Entries with chart source code
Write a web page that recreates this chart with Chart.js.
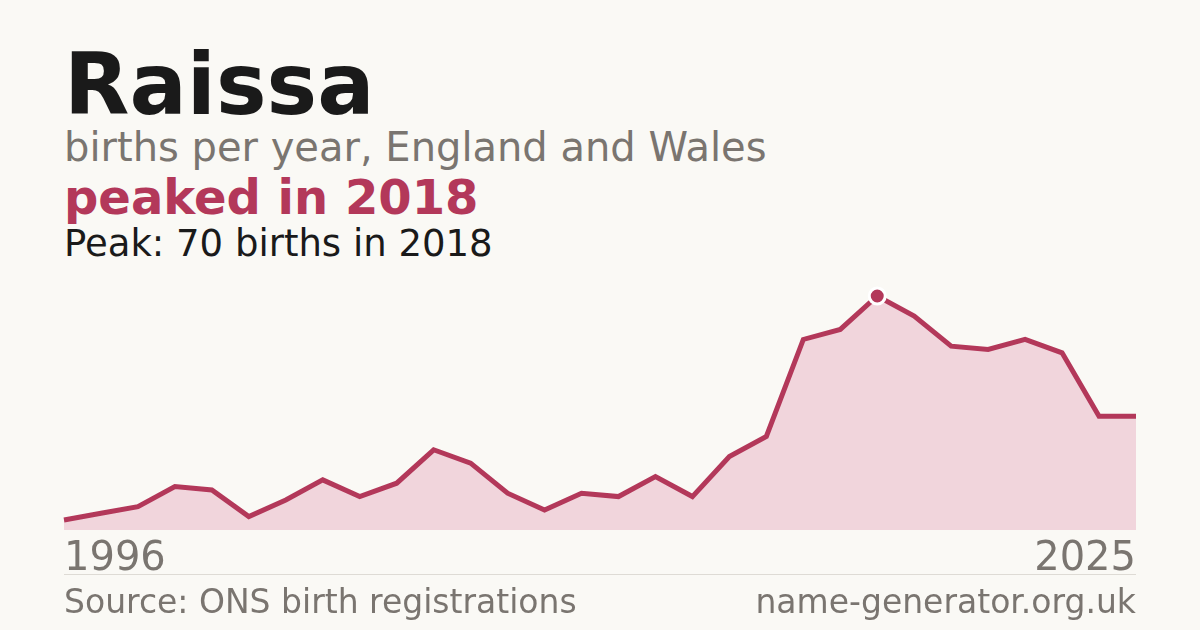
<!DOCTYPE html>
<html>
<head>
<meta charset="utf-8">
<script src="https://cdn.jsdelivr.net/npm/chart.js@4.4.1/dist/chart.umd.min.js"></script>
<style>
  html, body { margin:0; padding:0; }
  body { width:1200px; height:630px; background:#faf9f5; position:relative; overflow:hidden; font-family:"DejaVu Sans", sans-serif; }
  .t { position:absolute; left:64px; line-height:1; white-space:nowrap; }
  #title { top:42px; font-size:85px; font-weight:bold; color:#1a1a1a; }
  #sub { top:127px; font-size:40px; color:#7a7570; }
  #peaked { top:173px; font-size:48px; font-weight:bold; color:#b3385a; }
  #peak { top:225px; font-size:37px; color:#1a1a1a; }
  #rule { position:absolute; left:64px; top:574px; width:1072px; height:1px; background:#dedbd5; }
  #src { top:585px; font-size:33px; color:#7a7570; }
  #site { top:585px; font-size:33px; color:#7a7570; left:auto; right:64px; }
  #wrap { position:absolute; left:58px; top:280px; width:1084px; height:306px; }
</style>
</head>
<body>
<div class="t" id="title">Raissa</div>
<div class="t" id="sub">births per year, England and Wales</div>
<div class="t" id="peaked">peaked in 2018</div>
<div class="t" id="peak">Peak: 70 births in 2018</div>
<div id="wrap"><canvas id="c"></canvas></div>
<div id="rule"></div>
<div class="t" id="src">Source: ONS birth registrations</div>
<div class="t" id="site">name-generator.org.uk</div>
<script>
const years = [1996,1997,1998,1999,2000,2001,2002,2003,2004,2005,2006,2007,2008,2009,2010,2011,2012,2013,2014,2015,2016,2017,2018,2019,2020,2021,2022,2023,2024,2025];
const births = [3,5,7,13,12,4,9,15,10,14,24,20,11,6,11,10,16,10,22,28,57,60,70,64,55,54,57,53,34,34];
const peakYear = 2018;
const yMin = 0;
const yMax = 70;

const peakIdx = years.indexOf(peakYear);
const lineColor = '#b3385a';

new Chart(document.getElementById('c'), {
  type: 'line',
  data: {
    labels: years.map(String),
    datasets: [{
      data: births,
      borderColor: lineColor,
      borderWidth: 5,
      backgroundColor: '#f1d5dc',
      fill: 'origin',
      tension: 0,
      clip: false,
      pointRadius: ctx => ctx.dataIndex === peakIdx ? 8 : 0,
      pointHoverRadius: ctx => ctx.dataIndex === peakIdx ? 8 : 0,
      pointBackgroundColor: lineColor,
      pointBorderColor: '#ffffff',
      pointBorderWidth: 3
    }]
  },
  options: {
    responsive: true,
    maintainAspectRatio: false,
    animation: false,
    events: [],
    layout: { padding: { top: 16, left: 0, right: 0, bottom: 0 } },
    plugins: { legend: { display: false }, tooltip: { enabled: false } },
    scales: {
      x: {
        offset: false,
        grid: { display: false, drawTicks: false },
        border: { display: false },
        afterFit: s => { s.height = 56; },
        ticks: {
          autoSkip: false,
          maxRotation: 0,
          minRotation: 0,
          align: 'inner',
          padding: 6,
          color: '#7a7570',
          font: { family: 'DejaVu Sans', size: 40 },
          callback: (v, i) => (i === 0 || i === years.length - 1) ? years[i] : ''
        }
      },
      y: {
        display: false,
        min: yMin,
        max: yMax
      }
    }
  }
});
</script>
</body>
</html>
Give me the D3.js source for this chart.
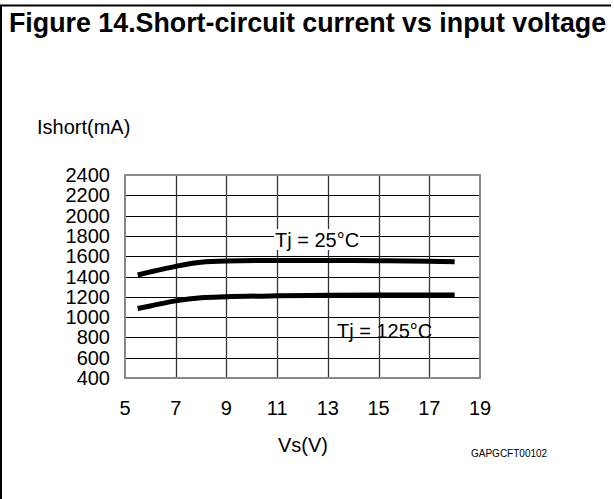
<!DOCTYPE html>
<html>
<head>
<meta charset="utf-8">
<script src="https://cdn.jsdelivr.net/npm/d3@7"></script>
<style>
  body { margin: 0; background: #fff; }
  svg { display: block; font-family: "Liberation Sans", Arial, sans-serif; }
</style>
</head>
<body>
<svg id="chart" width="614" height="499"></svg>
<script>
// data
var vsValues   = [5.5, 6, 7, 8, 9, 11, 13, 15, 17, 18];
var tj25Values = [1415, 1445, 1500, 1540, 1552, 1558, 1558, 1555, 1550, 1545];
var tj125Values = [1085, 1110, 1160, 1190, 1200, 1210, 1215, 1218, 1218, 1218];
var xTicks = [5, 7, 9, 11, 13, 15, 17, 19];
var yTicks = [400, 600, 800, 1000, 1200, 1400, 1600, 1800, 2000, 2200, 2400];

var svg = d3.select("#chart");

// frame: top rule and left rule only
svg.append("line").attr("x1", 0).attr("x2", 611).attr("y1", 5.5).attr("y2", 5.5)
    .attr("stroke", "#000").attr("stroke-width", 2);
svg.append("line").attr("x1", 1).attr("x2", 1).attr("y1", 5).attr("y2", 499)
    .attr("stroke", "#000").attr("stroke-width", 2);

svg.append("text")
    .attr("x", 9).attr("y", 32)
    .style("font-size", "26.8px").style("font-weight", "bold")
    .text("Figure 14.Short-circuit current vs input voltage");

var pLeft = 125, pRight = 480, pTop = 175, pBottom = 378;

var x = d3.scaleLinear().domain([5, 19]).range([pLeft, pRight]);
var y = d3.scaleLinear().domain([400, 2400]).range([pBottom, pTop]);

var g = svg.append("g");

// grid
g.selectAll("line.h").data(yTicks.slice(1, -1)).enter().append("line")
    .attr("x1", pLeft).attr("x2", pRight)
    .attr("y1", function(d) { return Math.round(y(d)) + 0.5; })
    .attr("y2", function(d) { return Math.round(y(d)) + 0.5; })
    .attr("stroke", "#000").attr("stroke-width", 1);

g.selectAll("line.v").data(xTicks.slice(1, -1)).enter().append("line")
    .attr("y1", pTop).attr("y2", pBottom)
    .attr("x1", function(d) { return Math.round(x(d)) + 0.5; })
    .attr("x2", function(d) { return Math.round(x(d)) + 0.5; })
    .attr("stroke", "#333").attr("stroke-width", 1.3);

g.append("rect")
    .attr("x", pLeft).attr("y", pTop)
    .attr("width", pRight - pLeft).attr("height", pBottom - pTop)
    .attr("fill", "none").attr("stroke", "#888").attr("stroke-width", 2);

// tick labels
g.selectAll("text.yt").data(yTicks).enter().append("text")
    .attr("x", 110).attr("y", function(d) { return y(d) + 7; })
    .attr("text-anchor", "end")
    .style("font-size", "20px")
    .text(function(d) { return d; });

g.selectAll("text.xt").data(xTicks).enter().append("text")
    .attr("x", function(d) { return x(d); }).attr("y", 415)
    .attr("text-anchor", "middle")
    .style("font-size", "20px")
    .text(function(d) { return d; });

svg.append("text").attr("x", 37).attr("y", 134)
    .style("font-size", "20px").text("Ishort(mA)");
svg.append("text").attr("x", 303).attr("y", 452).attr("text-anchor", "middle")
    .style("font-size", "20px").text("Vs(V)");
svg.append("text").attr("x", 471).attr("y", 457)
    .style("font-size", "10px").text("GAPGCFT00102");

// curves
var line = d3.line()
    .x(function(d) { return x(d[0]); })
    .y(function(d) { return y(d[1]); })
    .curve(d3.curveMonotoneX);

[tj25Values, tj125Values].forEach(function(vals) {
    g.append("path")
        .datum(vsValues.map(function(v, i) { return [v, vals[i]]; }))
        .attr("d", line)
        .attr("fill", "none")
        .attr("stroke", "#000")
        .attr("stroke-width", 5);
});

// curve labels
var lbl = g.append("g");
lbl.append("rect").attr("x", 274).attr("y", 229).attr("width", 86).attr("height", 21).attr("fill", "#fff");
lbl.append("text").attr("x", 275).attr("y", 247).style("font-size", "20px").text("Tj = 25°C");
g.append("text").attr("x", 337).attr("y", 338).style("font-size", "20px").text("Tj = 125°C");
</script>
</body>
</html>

STATED PROBLEM
Starting at the first line of the records above, set down each line exactly through the one that holds "const lineColor = '#b3385a';". Omit pictures.

THE SOLUTION
Write a web page that recreates this chart with Chart.js.
<!DOCTYPE html>
<html>
<head>
<meta charset="utf-8">
<script src="https://cdn.jsdelivr.net/npm/chart.js@4.4.1/dist/chart.umd.min.js"></script>
<style>
  html, body { margin:0; padding:0; }
  body { width:1200px; height:630px; background:#faf9f5; position:relative; overflow:hidden; font-family:"DejaVu Sans", sans-serif; }
  .t { position:absolute; left:64px; line-height:1; white-space:nowrap; }
  #title { top:42px; font-size:85px; font-weight:bold; color:#1a1a1a; }
  #sub { top:127px; font-size:40px; color:#7a7570; }
  #peaked { top:173px; font-size:48px; font-weight:bold; color:#b3385a; }
  #peak { top:225px; font-size:37px; color:#1a1a1a; }
  #rule { position:absolute; left:64px; top:574px; width:1072px; height:1px; background:#dedbd5; }
  #src { top:585px; font-size:33px; color:#7a7570; }
  #site { top:585px; font-size:33px; color:#7a7570; left:auto; right:64px; }
  #wrap { position:absolute; left:58px; top:280px; width:1084px; height:306px; }
</style>
</head>
<body>
<div class="t" id="title">Raissa</div>
<div class="t" id="sub">births per year, England and Wales</div>
<div class="t" id="peaked">peaked in 2018</div>
<div class="t" id="peak">Peak: 70 births in 2018</div>
<div id="wrap"><canvas id="c"></canvas></div>
<div id="rule"></div>
<div class="t" id="src">Source: ONS birth registrations</div>
<div class="t" id="site">name-generator.org.uk</div>
<script>
const years = [1996,1997,1998,1999,2000,2001,2002,2003,2004,2005,2006,2007,2008,2009,2010,2011,2012,2013,2014,2015,2016,2017,2018,2019,2020,2021,2022,2023,2024,2025];
const births = [3,5,7,13,12,4,9,15,10,14,24,20,11,6,11,10,16,10,22,28,57,60,70,64,55,54,57,53,34,34];
const peakYear = 2018;
const yMin = 0;
const yMax = 70;

const peakIdx = years.indexOf(peakYear);
const lineColor = '#b3385a';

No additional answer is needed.